Coast Guard Act
- Other short titles: An Act to create the Coast Guard by combining therein the existing Life-Saving Service and Revenue-Cutter Service.
- Enacted by: the 63rd United States Congress
- Effective: January 28, 1915

Citations
- Public law: Pub. L. 63–239
- Statutes at Large: 38 Stat. 800

Codification
- Titles amended: 14 U.S.C.: Coast Guard
- U.S.C. sections created: 14 U.S.C. ch. 1 § 1 et seq.

Legislative history
- Introduced in the Senate as S. 2337 by Charles E. Townsend (R-MI) on May 26, 1913; Passed the Senate on March 12, 1914 (Passed); Passed the House on January 20, 1915 (210-79); Signed into law by President Woodrow Wilson on January 28, 1915;

= Coast Guard Act =

The Coast Guard Act of 1915 was passed by Congress on January 20, 1915, and signed into law by then-American president Woodrow Wilson on the twenty-eighth day of the same month. The act created the United States Coast Guard as a new service outwardly modeled on the structure of the U.S. Navy and under the command of the Department of Treasury.

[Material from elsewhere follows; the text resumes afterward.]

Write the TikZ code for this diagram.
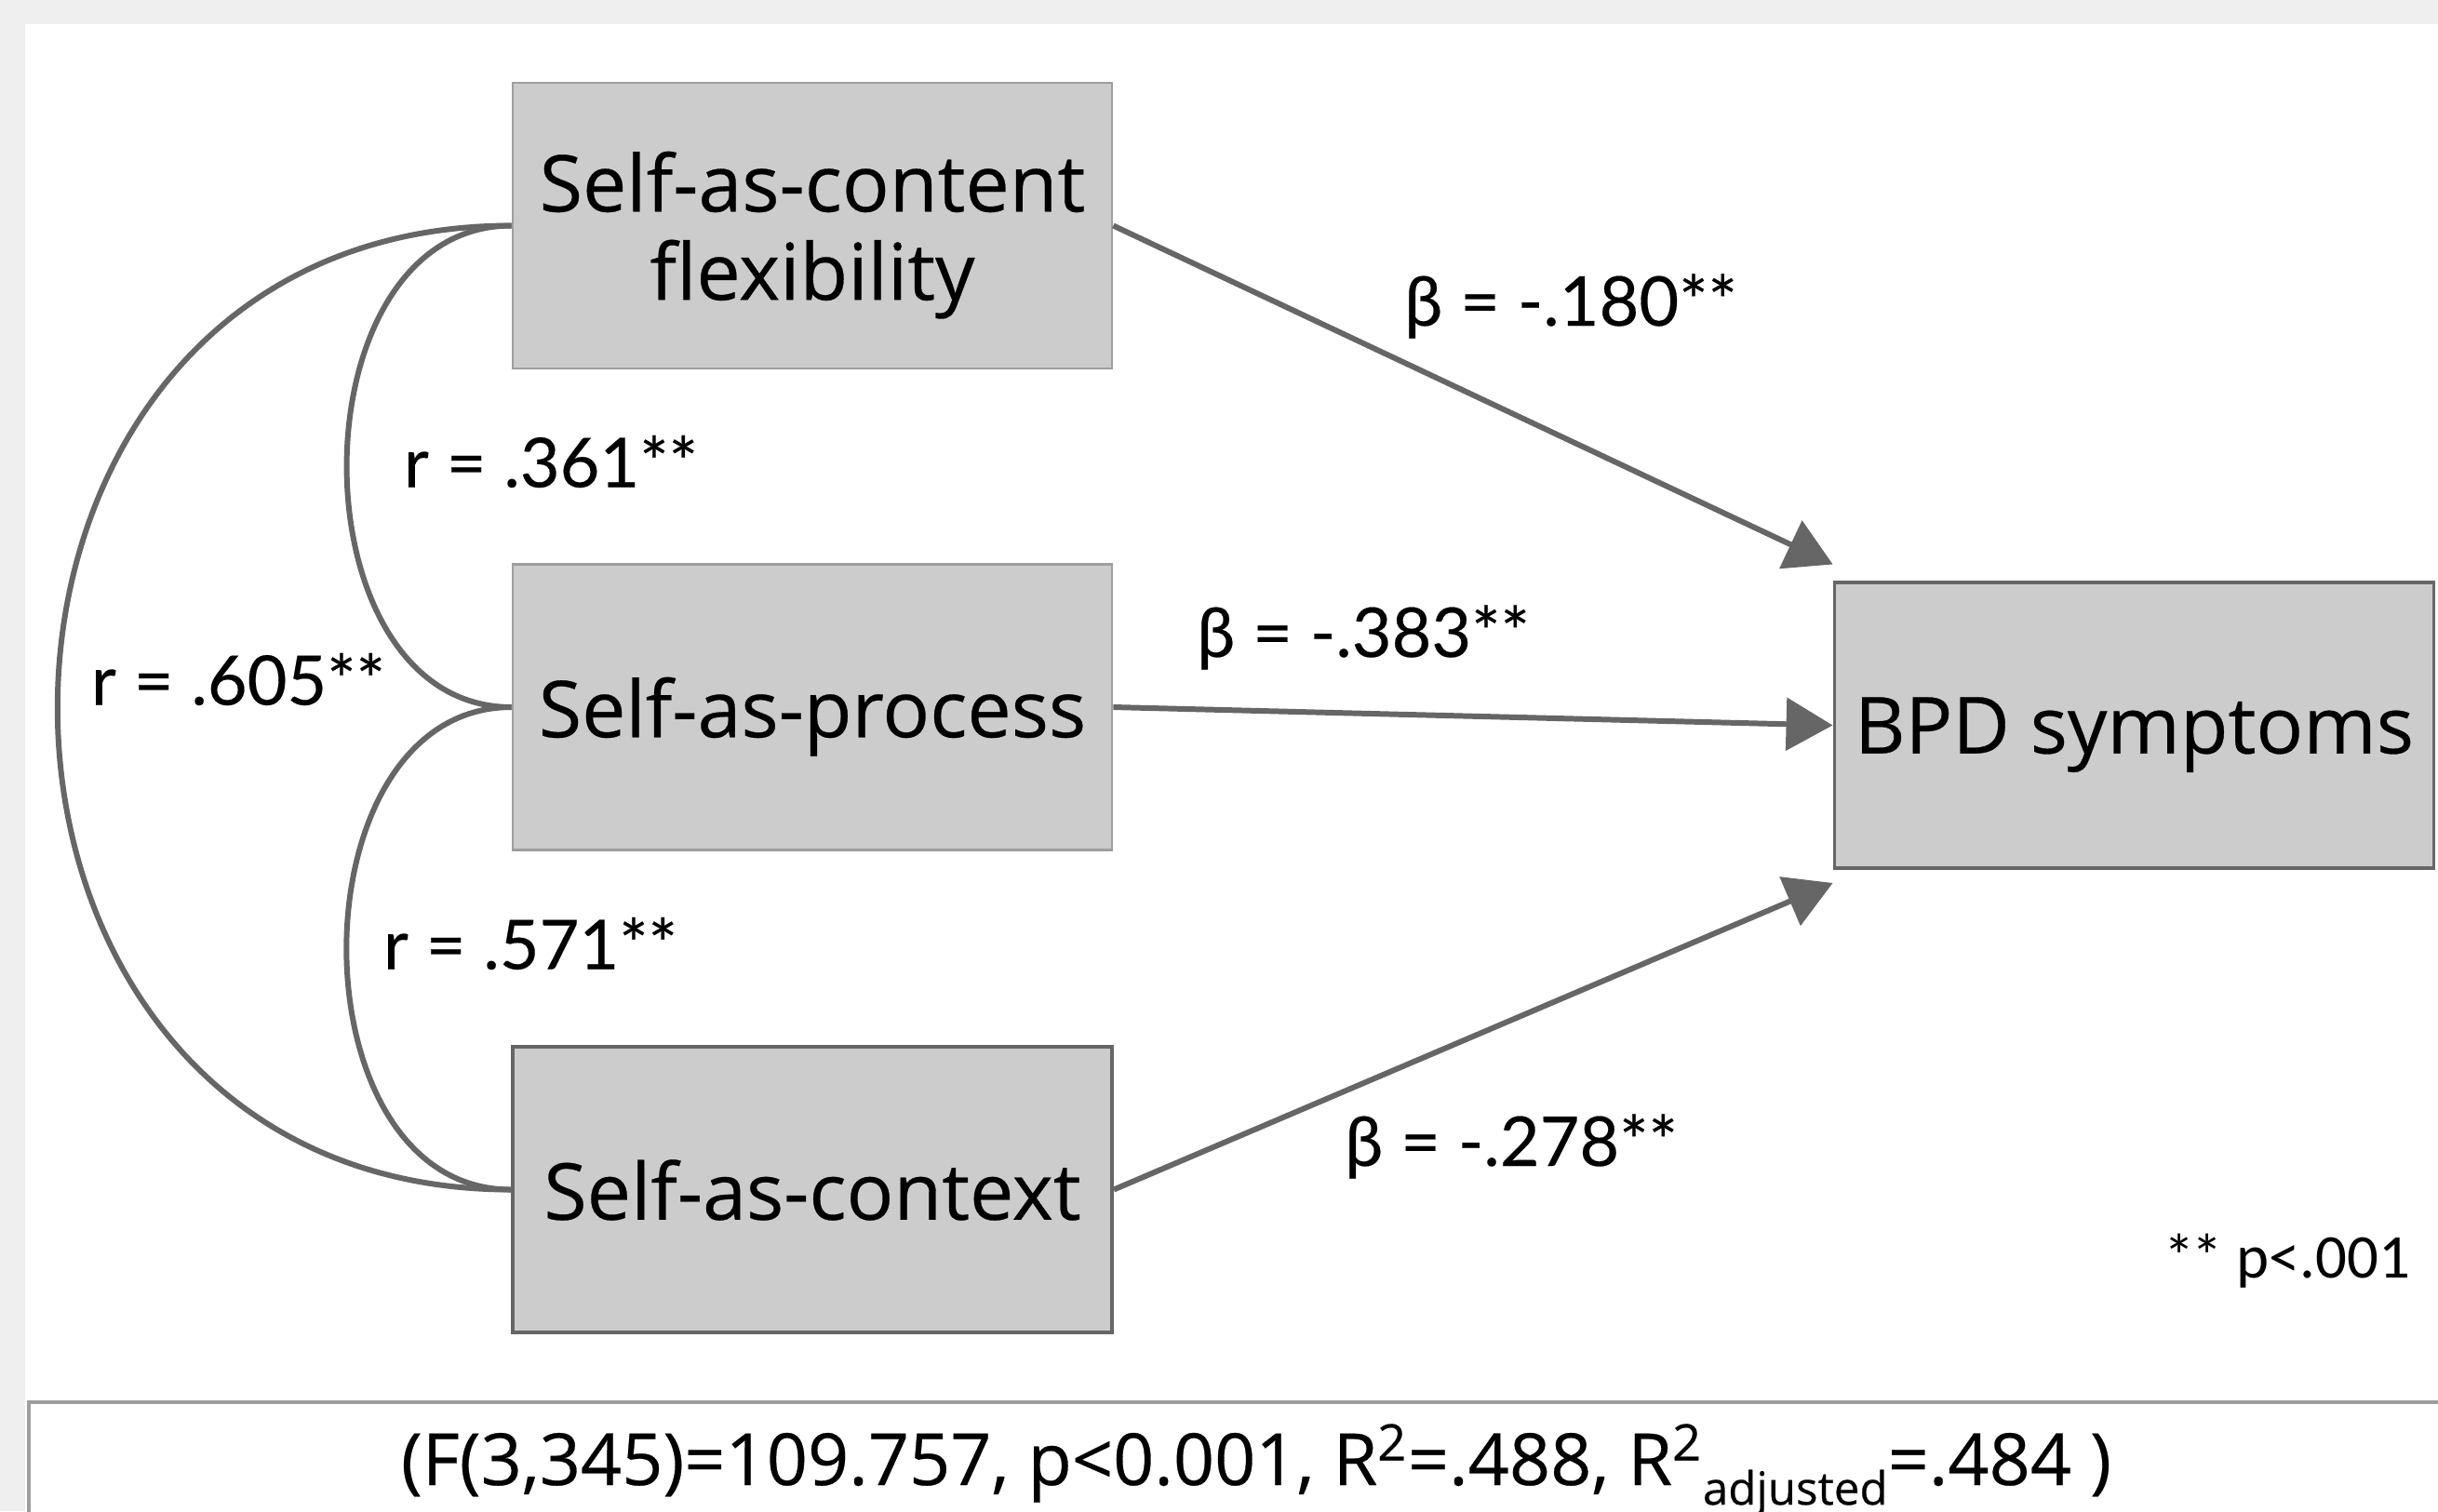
\documentclass[tikz,border=0pt]{standalone}
\usepackage{fontspec}
\setmainfont{Open Sans}[FakeBold=0.35]
\newfontfamily\labfont{Lato}[FakeBold=0.25]
\newfontfamily\notefont{Carlito}
\usepackage{xcolor}
\usepackage{tikz}
\usetikzlibrary{arrows.meta, positioning, calc}

\definecolor{boxgray}{HTML}{CCCCCC}
\definecolor{linegray}{HTML}{666666}
\definecolor{rimgray}{HTML}{9E9E9E}
\definecolor{pagegray}{HTML}{EFEFEF}

\begin{document}
\begin{tikzpicture}[
    >={Triangle[length=0.5cm, width=0.56cm]},
    var/.style={
        draw=rimgray,
        fill=boxgray,
        line width=0.8pt,
        align=center,
        text depth=0pt,
        minimum width=6.44cm,
        minimum height=3.07cm,
        font=\fontsize{24}{27}\selectfont
    },
    dark/.style={draw=linegray, line width=1.1pt},
    link/.style={draw=linegray, line width=1.7pt},
    coef/.style={font=\labfont\fontsize{21}{25}\selectfont}
]

\useasboundingbox (0,0) rectangle (26.2,-16.24);
\fill[pagegray] (0,0) rectangle (26.2,-16.24);
\fill[white] (0.27,-0.26) rectangle (26.2,-16.24);

\node[var] (content) at (8.73,-2.425) {Self-as-content\\flexibility};
\node[var] (process) at (8.73,-7.6) {Self-as-process};
\node[var, dark] (context) at (8.73,-12.785) {Self-as-context};
\node[var, dark] (bpd) at (22.935,-7.795) {BPD symptoms};

% paths to the outcome
\draw[link, ->] (content.east) -- ([yshift=5pt]bpd.north west);
\draw[link, ->] (process.east) -- (bpd.west);
\draw[link, ->] (context.east) -- ([yshift=-4pt]bpd.south west);

% correlations
\draw[link] (content.west) .. controls +(-2.36,0) and +(-2.36,0) .. (process.west);
\draw[link] (process.west) .. controls +(-2.36,0) and +(-2.36,0) .. (context.west);
\draw[link] (content.west) .. controls +(-6.5,0) and +(-6.5,0) .. (context.west);

\node[coef] (b1) at (16.88,-3.29) {β = -.180**};
\node[coef] (b2) at (14.65,-6.85) {β = -.383**};
\node[coef] (b3) at (16.24,-12.32) {β = -.278**};
\node[coef] (r1) at (5.92,-4.96) {r = .361**};
\node[coef] (r2) at (5.70,-10.14) {r = .571**};
\node[coef] (r3) at (2.56,-7.30) {r = .605**};

\node[font=\notefont\fontsize{19}{23}\selectfont] (sig) at (24.58,-13.55) {*\kern-1pt* p<.001};

% model fit
\draw[rimgray, line width=1pt, fill=white] (0.31,-16.6) |- (26.6,-15.07);
\node[anchor=base, font=\fontsize{22}{26}\selectfont] (stats) at (13.5,-15.96)
    {(F(3,345)=109.757, p<0.001, R\textsuperscript{2}=.488, R\textsuperscript{2}\raisebox{-6pt}{\fontsize{14}{16}\selectfont adjusted}=.484 )};

\end{tikzpicture}
\end{document}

Its men wore uniforms and had the responsibility of protecting American coastal cities and waters from hostile attack, enforcing customs duties and performing search and rescue missions at sea and in coastal environments. The U.S. Coast Guard is a branch of the United States Armed Forces authorized to stop, search and arrest suspected smugglers and other unlawful intruders into American waters.

==Mergers==
The Coast Guard was created from the merged United States Life-Saving Service and the United States Revenue Cutter Service, which had been established in 1790 to prevent smuggling until the reestablishment of the Navy in 1798.

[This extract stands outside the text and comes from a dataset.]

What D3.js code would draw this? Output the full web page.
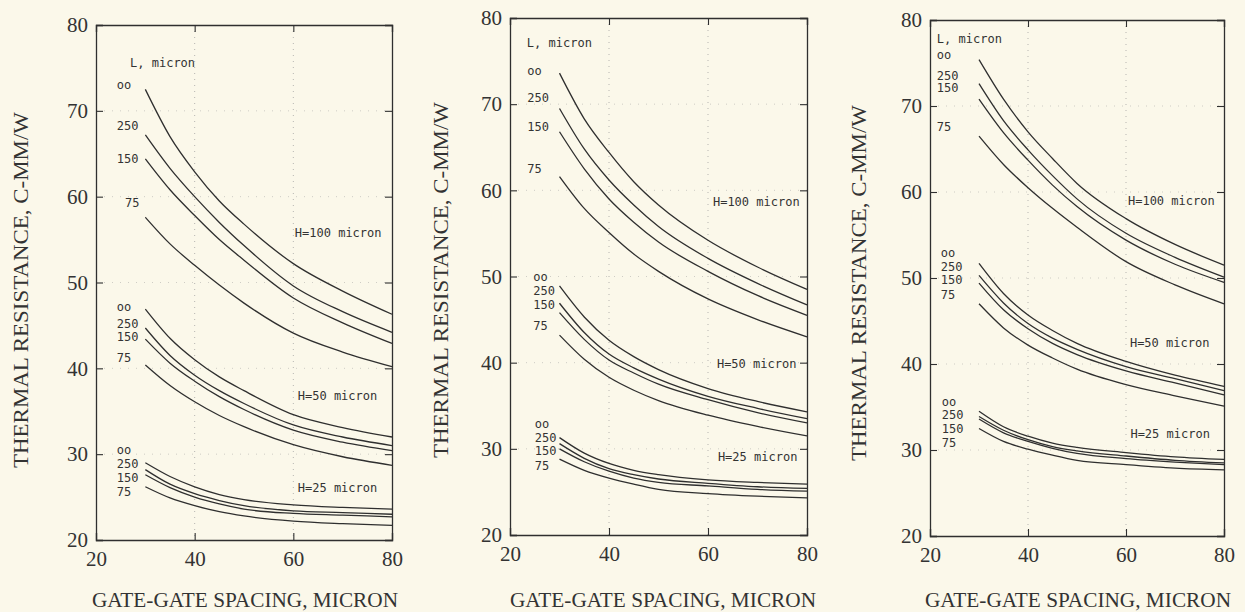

Although placed under the U.S. Treasury Department the Coast Guard was temporarily transferred to the Navy Department during World War I and again during World War II. In 1939, the Coast Guard also integrated and incorporated the United States Lighthouse Service and, in 1942, the Bureau of Marine Inspection and Navigation. In 1967, the Coast Guard was placed under the United States Department of Transportation.

==Further Amendment==
Since 2003, the U.S. Coast Guard has fallen under the jurisdiction of the Department of Homeland Security and as before in times of war and emergency when declared by the president it reverts to the navy's control.